**INFORMATION PROVIDED:**
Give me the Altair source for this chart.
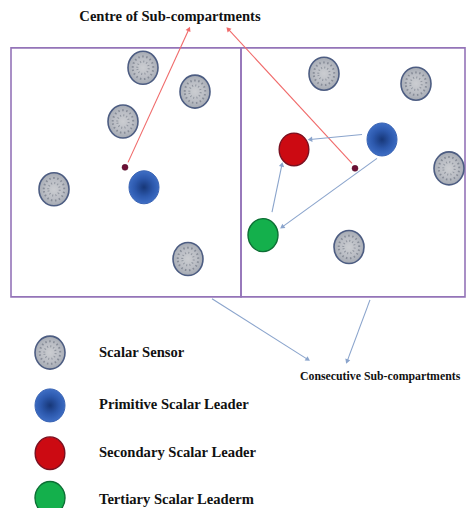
import math
import altair as alt
import pandas as pd

# ---------------- data (reference pixel space) ----------------
box_x1 = [11, 241]
box_x2 = [241, 465]
box_y1 = [48, 48]
box_y2 = [298, 298]

sensor_x = [143, 195, 123, 54, 188, 324, 416, 449, 349, 50]
sensor_y = [68, 92, 122, 190, 260, 74, 84, 169, 248, 354]

primitive_x = [144, 382, 50]
primitive_y = [188, 140, 407]
secondary_x = [294, 50]
secondary_y = [150, 455]
tertiary_x = [263, 50]
tertiary_y = [236, 500]

centre_x = [125, 355]
centre_y = [168, 169]

arrow_x1 = [128, 352, 362, 377, 272, 212, 370]
arrow_y1 = [163, 164, 135, 159, 213, 300, 301]
arrow_x2 = [189, 228, 310, 282, 282, 308, 347]
arrow_y2 = [29, 29, 140, 228, 165, 361, 363]
arrow_kind = ["red", "red", "blue", "blue", "blue", "blue", "blue"]

legend_labels = ["Scalar Sensor", "Primitive Scalar Leader",
                 "Secondary Scalar Leader", "Tertiary Scalar Leaderm"]
legend_label_x = [99, 99, 99, 99]
legend_label_y = [354, 407, 455, 502]

title_text = ["Centre of Sub-compartments"]
title_x = [170]
title_y = [17]

note_text = ["Consecutive Sub-compartments"]
note_x = [300]
note_y = [377]

# ---------------- scales ----------------
W, H = 458, 500
XS = alt.Scale(domain=[8, 466], nice=False, zero=False)
YS = alt.Scale(domain=[8, 510], nice=False, zero=False, reverse=True)


def X(f="x"):
    return alt.X(f"{f}:Q", scale=XS, axis=None)


def Y(f="y"):
    return alt.Y(f"{f}:Q", scale=YS, axis=None)


ELLIPSE = "M-1,0A1,1.1,0,1,1,1,0A1,1.1,0,1,1,-1,0Z"

# ---------------- layers ----------------
boxes = pd.DataFrame({"x": box_x1, "x2": box_x2, "y": box_y1, "y2": box_y2})
box_layer = alt.Chart(boxes).mark_rect(
    fill=None, filled=False, stroke="#9474b8", strokeWidth=1.6
).encode(x=X(), x2="x2:Q", y=Y(), y2="y2:Q")

arr = pd.DataFrame({"x": arrow_x1, "y": arrow_y1, "x2": arrow_x2,
                    "y2": arrow_y2, "kind": arrow_kind})
arr["ang"] = [
    (math.degrees(math.atan2(bx - ax, -(by - ay))) + 360) % 360
    for ax, ay, bx, by in zip(arr.x, arr.y, arr.x2, arr.y2)
]
arr_color = alt.Color("kind:N", scale=alt.Scale(domain=["red", "blue"],
                      range=["#f06a6a", "#8aa4cc"]), legend=None)
head_color = alt.Color("kind:N", scale=alt.Scale(domain=["red", "blue"],
                       range=["#e83a3a", "#4a6aa8"]), legend=None)
rule_layer = alt.Chart(arr).mark_rule(strokeWidth=1.1).encode(
    x=X(), y=Y(), x2="x2:Q", y2="y2:Q", color=arr_color)
head_layer = alt.Chart(arr).mark_point(
    shape="triangle-up", filled=True, size=28, opacity=1
).encode(x=X("x2"), y=Y("y2"), angle=alt.Angle("ang:Q", scale=None),
         color=head_color)

sensors = pd.DataFrame({"x": sensor_x, "y": sensor_y})
sensor_layer = alt.Chart(sensors).mark_point(
    shape=ELLIPSE, size=900, filled=True, opacity=1,
    fill={"gradient": "radial",
          "stops": [{"offset": 0, "color": "#cbcdd1"},
                    {"offset": 0.6, "color": "#babdc4"},
                    {"offset": 1, "color": "#a4a9b2"}]},
    stroke="#4d5d82", strokeWidth=1.6
).encode(x=X(), y=Y())
# speckled texture of the sensor discs
speck1 = alt.Chart(sensors).mark_point(
    shape=ELLIPSE, size=420, filled=False, opacity=0.8,
    stroke="#7c828e", strokeWidth=2, strokeDash=[1.5, 2.5]
).encode(x=X(), y=Y())
speck2 = alt.Chart(sensors).mark_point(
    shape=ELLIPSE, size=130, filled=False, opacity=0.8,
    stroke="#858b96", strokeWidth=2, strokeDash=[1, 2.2]
).encode(x=X(), y=Y())

prim = pd.DataFrame({"x": primitive_x, "y": primitive_y})
prim_layer = alt.Chart(prim).mark_point(
    shape=ELLIPSE, size=900, filled=True, opacity=1,
    fill={"gradient": "radial",
          "stops": [{"offset": 0, "color": "#173778"},
                    {"offset": 0.55, "color": "#2c58ac"},
                    {"offset": 1, "color": "#3f6fc6"}]},
    stroke="#3a64b4", strokeWidth=1
).encode(x=X(), y=Y())

sec = pd.DataFrame({"x": secondary_x, "y": secondary_y})
sec_layer = alt.Chart(sec).mark_point(
    shape=ELLIPSE, size=880, filled=True, opacity=1,
    fill="#cc0a12", stroke="#7a1020", strokeWidth=1.4
).encode(x=X(), y=Y())

ter = pd.DataFrame({"x": tertiary_x, "y": tertiary_y})
ter_layer = alt.Chart(ter).mark_point(
    shape=ELLIPSE, size=900, filled=True, opacity=1,
    fill="#14b04c", stroke="#0d6e34", strokeWidth=1.4
).encode(x=X(), y=Y())

cen = pd.DataFrame({"x": centre_x, "y": centre_y})
cen_layer = alt.Chart(cen).mark_point(
    shape="circle", size=36, filled=True, opacity=1,
    fill="#6e0f35", stroke="#4a0a22", strokeWidth=0.5
).encode(x=X(), y=Y())

FONT = "Liberation Serif"
title_df = pd.DataFrame({"x": title_x, "y": title_y, "t": title_text})
title_layer = alt.Chart(title_df).mark_text(
    font=FONT, fontWeight="bold", fontSize=14.6, color="#111111",
    align="center", baseline="middle"
).encode(x=X(), y=Y(), text="t:N")

note_df = pd.DataFrame({"x": note_x, "y": note_y, "t": note_text})
note_layer = alt.Chart(note_df).mark_text(
    font=FONT, fontWeight="bold", fontSize=11.8, color="#111111",
    align="left", baseline="middle"
).encode(x=X(), y=Y(), text="t:N")

leg_df = pd.DataFrame({"x": legend_label_x, "y": legend_label_y,
                       "t": legend_labels})
leg_layer = alt.Chart(leg_df).mark_text(
    font=FONT, fontWeight="bold", fontSize=14.6, color="#111111",
    align="left", baseline="middle"
).encode(x=X(), y=Y(), text="t:N")

chart = alt.layer(
    box_layer, rule_layer, head_layer, sensor_layer, speck1, speck2,
    prim_layer, sec_layer, ter_layer, cen_layer, title_layer, note_layer,
    leg_layer
).properties(
    width=W, height=H, padding=0,
    autosize=alt.AutoSizeParams(type="none"), background="white"
).configure_view(stroke=None)

chart.save("out.html", embed_options={"renderer": "svg", "actions": False})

**INSTRUCTIONS TO FOLLOW:** Your copy of the data above should match it exactly, except that pictures are left out.

**WRITTEN RESPONSE:**
Give me the Altair source for this chart.
import math
import altair as alt
import pandas as pd

# ---------------- data (reference pixel space) ----------------
box_x1 = [11, 241]
box_x2 = [241, 465]
box_y1 = [48, 48]
box_y2 = [298, 298]

sensor_x = [143, 195, 123, 54, 188, 324, 416, 449, 349, 50]
sensor_y = [68, 92, 122, 190, 260, 74, 84, 169, 248, 354]

primitive_x = [144, 382, 50]
primitive_y = [188, 140, 407]
secondary_x = [294, 50]
secondary_y = [150, 455]
tertiary_x = [263, 50]
tertiary_y = [236, 500]

centre_x = [125, 355]
centre_y = [168, 169]

arrow_x1 = [128, 352, 362, 377, 272, 212, 370]
arrow_y1 = [163, 164, 135, 159, 213, 300, 301]
arrow_x2 = [189, 228, 310, 282, 282, 308, 347]
arrow_y2 = [29, 29, 140, 228, 165, 361, 363]
arrow_kind = ["red", "red", "blue", "blue", "blue", "blue", "blue"]

legend_labels = ["Scalar Sensor", "Primitive Scalar Leader",
                 "Secondary Scalar Leader", "Tertiary Scalar Leaderm"]
legend_label_x = [99, 99, 99, 99]
legend_label_y = [354, 407, 455, 502]

title_text = ["Centre of Sub-compartments"]
title_x = [170]
title_y = [17]

note_text = ["Consecutive Sub-compartments"]
note_x = [300]
note_y = [377]

# ---------------- scales ----------------
W, H = 458, 500
XS = alt.Scale(domain=[8, 466], nice=False, zero=False)
YS = alt.Scale(domain=[8, 510], nice=False, zero=False, reverse=True)


def X(f="x"):
    return alt.X(f"{f}:Q", scale=XS, axis=None)


def Y(f="y"):
    return alt.Y(f"{f}:Q", scale=YS, axis=None)


ELLIPSE = "M-1,0A1,1.1,0,1,1,1,0A1,1.1,0,1,1,-1,0Z"

# ---------------- layers ----------------
boxes = pd.DataFrame({"x": box_x1, "x2": box_x2, "y": box_y1, "y2": box_y2})
box_layer = alt.Chart(boxes).mark_rect(
    fill=None, filled=False, stroke="#9474b8", strokeWidth=1.6
).encode(x=X(), x2="x2:Q", y=Y(), y2="y2:Q")

arr = pd.DataFrame({"x": arrow_x1, "y": arrow_y1, "x2": arrow_x2,
                    "y2": arrow_y2, "kind": arrow_kind})
arr["ang"] = [
    (math.degrees(math.atan2(bx - ax, -(by - ay))) + 360) % 360
    for ax, ay, bx, by in zip(arr.x, arr.y, arr.x2, arr.y2)
]
arr_color = alt.Color("kind:N", scale=alt.Scale(domain=["red", "blue"],
                      range=["#f06a6a", "#8aa4cc"]), legend=None)
head_color = alt.Color("kind:N", scale=alt.Scale(domain=["red", "blue"],
                       range=["#e83a3a", "#4a6aa8"]), legend=None)
rule_layer = alt.Chart(arr).mark_rule(strokeWidth=1.1).encode(
    x=X(), y=Y(), x2="x2:Q", y2="y2:Q", color=arr_color)
head_layer = alt.Chart(arr).mark_point(
    shape="triangle-up", filled=True, size=28, opacity=1
).encode(x=X("x2"), y=Y("y2"), angle=alt.Angle("ang:Q", scale=None),
         color=head_color)

sensors = pd.DataFrame({"x": sensor_x, "y": sensor_y})
sensor_layer = alt.Chart(sensors).mark_point(
    shape=ELLIPSE, size=900, filled=True, opacity=1,
    fill={"gradient": "radial",
          "stops": [{"offset": 0, "color": "#cbcdd1"},
                    {"offset": 0.6, "color": "#babdc4"},
                    {"offset": 1, "color": "#a4a9b2"}]},
    stroke="#4d5d82", strokeWidth=1.6
).encode(x=X(), y=Y())
# speckled texture of the sensor discs
speck1 = alt.Chart(sensors).mark_point(
    shape=ELLIPSE, size=420, filled=False, opacity=0.8,
    stroke="#7c828e", strokeWidth=2, strokeDash=[1.5, 2.5]
).encode(x=X(), y=Y())
speck2 = alt.Chart(sensors).mark_point(
    shape=ELLIPSE, size=130, filled=False, opacity=0.8,
    stroke="#858b96", strokeWidth=2, strokeDash=[1, 2.2]
).encode(x=X(), y=Y())

prim = pd.DataFrame({"x": primitive_x, "y": primitive_y})
prim_layer = alt.Chart(prim).mark_point(
    shape=ELLIPSE, size=900, filled=True, opacity=1,
    fill={"gradient": "radial",
          "stops": [{"offset": 0, "color": "#173778"},
                    {"offset": 0.55, "color": "#2c58ac"},
                    {"offset": 1, "color": "#3f6fc6"}]},
    stroke="#3a64b4", strokeWidth=1
).encode(x=X(), y=Y())

sec = pd.DataFrame({"x": secondary_x, "y": secondary_y})
sec_layer = alt.Chart(sec).mark_point(
    shape=ELLIPSE, size=880, filled=True, opacity=1,
    fill="#cc0a12", stroke="#7a1020", strokeWidth=1.4
).encode(x=X(), y=Y())

ter = pd.DataFrame({"x": tertiary_x, "y": tertiary_y})
ter_layer = alt.Chart(ter).mark_point(
    shape=ELLIPSE, size=900, filled=True, opacity=1,
    fill="#14b04c", stroke="#0d6e34", strokeWidth=1.4
).encode(x=X(), y=Y())

cen = pd.DataFrame({"x": centre_x, "y": centre_y})
cen_layer = alt.Chart(cen).mark_point(
    shape="circle", size=36, filled=True, opacity=1,
    fill="#6e0f35", stroke="#4a0a22", strokeWidth=0.5
).encode(x=X(), y=Y())

FONT = "Liberation Serif"
title_df = pd.DataFrame({"x": title_x, "y": title_y, "t": title_text})
title_layer = alt.Chart(title_df).mark_text(
    font=FONT, fontWeight="bold", fontSize=14.6, color="#111111",
    align="center", baseline="middle"
).encode(x=X(), y=Y(), text="t:N")

note_df = pd.DataFrame({"x": note_x, "y": note_y, "t": note_text})
note_layer = alt.Chart(note_df).mark_text(
    font=FONT, fontWeight="bold", fontSize=11.8, color="#111111",
    align="left", baseline="middle"
).encode(x=X(), y=Y(), text="t:N")

leg_df = pd.DataFrame({"x": legend_label_x, "y": legend_label_y,
                       "t": legend_labels})
leg_layer = alt.Chart(leg_df).mark_text(
    font=FONT, fontWeight="bold", fontSize=14.6, color="#111111",
    align="left", baseline="middle"
).encode(x=X(), y=Y(), text="t:N")

chart = alt.layer(
    box_layer, rule_layer, head_layer, sensor_layer, speck1, speck2,
    prim_layer, sec_layer, ter_layer, cen_layer, title_layer, note_layer,
    leg_layer
).properties(
    width=W, height=H, padding=0,
    autosize=alt.AutoSizeParams(type="none"), background="white"
).configure_view(stroke=None)

chart.save("out.html", embed_options={"renderer": "svg", "actions": False})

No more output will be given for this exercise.